### Data:
___
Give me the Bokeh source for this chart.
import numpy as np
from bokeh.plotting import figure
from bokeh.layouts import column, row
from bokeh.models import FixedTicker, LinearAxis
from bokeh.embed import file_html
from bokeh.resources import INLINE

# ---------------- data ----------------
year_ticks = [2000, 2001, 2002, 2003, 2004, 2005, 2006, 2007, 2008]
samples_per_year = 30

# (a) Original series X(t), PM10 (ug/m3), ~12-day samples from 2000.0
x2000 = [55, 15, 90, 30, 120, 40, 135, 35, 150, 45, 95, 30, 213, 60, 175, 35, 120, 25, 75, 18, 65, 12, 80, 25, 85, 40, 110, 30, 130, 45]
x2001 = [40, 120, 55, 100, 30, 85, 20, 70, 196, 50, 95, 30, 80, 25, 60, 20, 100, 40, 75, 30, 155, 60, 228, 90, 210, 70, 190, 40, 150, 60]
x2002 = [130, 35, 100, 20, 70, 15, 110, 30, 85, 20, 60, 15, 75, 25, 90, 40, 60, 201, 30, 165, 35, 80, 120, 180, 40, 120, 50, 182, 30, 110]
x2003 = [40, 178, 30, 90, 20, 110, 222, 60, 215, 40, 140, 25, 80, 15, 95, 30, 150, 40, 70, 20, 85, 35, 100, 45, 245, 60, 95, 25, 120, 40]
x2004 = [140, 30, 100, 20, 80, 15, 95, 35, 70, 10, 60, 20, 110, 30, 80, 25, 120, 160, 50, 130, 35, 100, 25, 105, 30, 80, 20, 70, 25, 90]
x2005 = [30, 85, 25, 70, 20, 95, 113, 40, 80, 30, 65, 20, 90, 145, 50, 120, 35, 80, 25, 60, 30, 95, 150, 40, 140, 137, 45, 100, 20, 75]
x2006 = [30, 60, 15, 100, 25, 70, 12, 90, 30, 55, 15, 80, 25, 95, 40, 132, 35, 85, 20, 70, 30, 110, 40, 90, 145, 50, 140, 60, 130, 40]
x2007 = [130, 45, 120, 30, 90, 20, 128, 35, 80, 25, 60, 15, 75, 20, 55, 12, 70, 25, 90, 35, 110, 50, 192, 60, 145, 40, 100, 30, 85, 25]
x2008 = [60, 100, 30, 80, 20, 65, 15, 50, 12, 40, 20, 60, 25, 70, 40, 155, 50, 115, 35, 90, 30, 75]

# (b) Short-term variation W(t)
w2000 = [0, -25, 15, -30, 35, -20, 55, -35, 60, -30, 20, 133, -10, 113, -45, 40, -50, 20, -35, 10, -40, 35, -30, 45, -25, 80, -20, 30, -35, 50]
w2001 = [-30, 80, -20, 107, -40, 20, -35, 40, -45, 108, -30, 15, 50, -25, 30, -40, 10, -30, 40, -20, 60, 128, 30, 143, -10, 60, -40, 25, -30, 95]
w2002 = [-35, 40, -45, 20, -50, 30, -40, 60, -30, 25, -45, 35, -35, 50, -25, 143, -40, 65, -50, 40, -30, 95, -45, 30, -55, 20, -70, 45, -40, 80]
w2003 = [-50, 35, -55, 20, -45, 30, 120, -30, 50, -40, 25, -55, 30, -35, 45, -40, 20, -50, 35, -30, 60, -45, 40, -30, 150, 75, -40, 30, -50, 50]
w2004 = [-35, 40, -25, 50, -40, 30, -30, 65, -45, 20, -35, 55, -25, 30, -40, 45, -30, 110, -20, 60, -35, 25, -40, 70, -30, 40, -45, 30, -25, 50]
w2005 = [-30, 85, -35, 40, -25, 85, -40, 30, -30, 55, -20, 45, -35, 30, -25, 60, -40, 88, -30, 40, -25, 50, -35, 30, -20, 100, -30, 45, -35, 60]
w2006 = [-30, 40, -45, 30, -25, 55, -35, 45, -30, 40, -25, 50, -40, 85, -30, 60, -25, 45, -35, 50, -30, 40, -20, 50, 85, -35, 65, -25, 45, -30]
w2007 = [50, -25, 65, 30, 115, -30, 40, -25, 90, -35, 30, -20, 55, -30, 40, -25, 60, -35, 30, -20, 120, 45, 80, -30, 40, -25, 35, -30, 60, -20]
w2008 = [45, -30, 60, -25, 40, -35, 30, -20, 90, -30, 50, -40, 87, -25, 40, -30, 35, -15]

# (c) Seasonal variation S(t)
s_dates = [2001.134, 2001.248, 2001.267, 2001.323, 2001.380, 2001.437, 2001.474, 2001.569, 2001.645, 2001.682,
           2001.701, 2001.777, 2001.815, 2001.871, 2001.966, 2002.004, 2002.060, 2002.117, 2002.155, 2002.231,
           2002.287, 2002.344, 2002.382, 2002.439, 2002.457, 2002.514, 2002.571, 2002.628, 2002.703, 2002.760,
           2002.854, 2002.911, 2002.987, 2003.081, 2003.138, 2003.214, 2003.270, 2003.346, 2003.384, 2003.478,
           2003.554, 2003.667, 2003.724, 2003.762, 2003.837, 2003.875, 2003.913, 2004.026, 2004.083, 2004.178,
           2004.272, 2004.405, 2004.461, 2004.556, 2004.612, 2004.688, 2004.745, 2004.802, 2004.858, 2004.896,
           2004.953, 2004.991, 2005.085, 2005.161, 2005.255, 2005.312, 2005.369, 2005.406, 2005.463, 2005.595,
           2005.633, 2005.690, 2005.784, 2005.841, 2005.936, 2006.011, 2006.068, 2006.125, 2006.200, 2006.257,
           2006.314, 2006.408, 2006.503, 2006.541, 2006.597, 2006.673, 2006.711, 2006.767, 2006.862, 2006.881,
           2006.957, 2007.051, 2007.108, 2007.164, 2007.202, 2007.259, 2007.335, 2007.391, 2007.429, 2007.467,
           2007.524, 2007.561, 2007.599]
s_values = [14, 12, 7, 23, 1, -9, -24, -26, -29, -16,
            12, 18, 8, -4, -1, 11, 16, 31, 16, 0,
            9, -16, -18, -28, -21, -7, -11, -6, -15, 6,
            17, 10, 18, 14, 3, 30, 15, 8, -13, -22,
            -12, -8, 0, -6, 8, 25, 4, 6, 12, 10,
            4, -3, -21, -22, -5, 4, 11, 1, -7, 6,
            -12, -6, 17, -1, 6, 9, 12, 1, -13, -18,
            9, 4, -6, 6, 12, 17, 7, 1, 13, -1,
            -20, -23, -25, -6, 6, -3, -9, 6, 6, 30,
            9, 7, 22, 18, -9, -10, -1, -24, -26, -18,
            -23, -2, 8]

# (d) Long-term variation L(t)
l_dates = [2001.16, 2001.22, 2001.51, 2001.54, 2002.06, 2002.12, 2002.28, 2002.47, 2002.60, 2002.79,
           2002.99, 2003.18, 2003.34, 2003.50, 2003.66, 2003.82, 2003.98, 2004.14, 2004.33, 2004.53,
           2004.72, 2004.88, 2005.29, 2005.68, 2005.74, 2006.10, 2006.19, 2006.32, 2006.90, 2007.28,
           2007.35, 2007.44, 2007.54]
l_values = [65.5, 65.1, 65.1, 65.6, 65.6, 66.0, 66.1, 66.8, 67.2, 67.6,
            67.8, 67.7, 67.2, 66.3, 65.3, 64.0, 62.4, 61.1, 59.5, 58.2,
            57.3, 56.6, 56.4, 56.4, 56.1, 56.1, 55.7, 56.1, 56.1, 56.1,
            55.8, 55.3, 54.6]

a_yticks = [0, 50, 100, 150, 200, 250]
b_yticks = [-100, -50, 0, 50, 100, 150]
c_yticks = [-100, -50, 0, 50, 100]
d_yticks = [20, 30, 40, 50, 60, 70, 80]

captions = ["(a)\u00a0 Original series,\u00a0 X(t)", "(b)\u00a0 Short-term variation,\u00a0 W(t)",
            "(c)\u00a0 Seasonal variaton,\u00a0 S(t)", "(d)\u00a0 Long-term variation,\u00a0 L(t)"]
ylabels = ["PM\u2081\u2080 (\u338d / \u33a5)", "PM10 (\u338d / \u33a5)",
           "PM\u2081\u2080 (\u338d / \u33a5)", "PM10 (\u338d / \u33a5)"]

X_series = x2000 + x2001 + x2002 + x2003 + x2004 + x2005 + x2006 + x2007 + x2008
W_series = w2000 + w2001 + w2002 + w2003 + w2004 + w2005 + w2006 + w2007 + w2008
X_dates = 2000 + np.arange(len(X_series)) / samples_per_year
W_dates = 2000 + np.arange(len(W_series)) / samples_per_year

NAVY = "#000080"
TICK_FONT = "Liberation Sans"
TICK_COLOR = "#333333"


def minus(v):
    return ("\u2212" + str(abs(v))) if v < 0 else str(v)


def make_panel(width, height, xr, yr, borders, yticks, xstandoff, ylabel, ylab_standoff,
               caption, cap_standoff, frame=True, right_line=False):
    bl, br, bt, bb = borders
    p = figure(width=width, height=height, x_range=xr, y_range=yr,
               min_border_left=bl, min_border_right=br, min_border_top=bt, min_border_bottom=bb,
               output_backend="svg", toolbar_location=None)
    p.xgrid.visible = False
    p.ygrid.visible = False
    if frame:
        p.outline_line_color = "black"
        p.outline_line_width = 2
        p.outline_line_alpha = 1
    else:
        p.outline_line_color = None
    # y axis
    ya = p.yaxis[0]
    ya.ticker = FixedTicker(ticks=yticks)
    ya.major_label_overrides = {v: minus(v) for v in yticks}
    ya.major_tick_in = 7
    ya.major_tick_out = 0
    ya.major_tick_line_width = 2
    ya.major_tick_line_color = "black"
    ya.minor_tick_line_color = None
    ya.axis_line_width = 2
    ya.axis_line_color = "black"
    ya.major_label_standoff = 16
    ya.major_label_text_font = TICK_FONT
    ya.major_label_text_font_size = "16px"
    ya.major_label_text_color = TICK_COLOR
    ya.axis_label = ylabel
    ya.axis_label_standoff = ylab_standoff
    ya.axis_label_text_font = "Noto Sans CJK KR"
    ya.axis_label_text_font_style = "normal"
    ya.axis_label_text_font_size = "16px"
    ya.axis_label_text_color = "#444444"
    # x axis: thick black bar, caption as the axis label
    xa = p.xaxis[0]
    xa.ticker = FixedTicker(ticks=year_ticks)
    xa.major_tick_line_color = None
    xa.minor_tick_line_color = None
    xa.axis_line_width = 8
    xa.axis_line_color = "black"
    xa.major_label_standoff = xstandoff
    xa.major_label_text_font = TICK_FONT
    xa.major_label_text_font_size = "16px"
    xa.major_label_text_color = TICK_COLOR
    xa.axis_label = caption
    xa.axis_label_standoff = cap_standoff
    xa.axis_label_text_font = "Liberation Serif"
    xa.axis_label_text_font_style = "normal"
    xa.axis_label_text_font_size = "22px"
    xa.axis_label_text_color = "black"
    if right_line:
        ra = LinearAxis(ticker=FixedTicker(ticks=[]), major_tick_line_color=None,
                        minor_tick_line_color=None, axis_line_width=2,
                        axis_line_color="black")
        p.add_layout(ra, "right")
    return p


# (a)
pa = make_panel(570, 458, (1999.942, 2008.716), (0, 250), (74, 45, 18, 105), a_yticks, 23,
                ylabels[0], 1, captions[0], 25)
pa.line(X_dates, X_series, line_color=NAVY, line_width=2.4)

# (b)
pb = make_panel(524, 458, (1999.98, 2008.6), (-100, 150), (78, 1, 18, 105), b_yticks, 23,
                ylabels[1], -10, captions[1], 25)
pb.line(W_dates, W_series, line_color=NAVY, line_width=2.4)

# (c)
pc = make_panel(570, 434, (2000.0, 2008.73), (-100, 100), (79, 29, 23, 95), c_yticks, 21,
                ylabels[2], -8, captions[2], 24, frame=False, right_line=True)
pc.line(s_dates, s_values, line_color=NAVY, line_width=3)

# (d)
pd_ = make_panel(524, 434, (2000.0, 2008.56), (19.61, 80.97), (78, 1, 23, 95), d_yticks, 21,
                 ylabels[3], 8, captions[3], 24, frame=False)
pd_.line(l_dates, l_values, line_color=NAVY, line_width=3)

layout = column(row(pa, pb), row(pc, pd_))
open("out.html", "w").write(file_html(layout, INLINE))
___
Verbatim output is expected for the lines from the start of the data to the line in which "from bokeh.resources import INLINE" appears, both included.

Give me the Bokeh source for this chart.
import numpy as np
from bokeh.plotting import figure
from bokeh.layouts import column, row
from bokeh.models import FixedTicker, LinearAxis
from bokeh.embed import file_html
from bokeh.resources import INLINE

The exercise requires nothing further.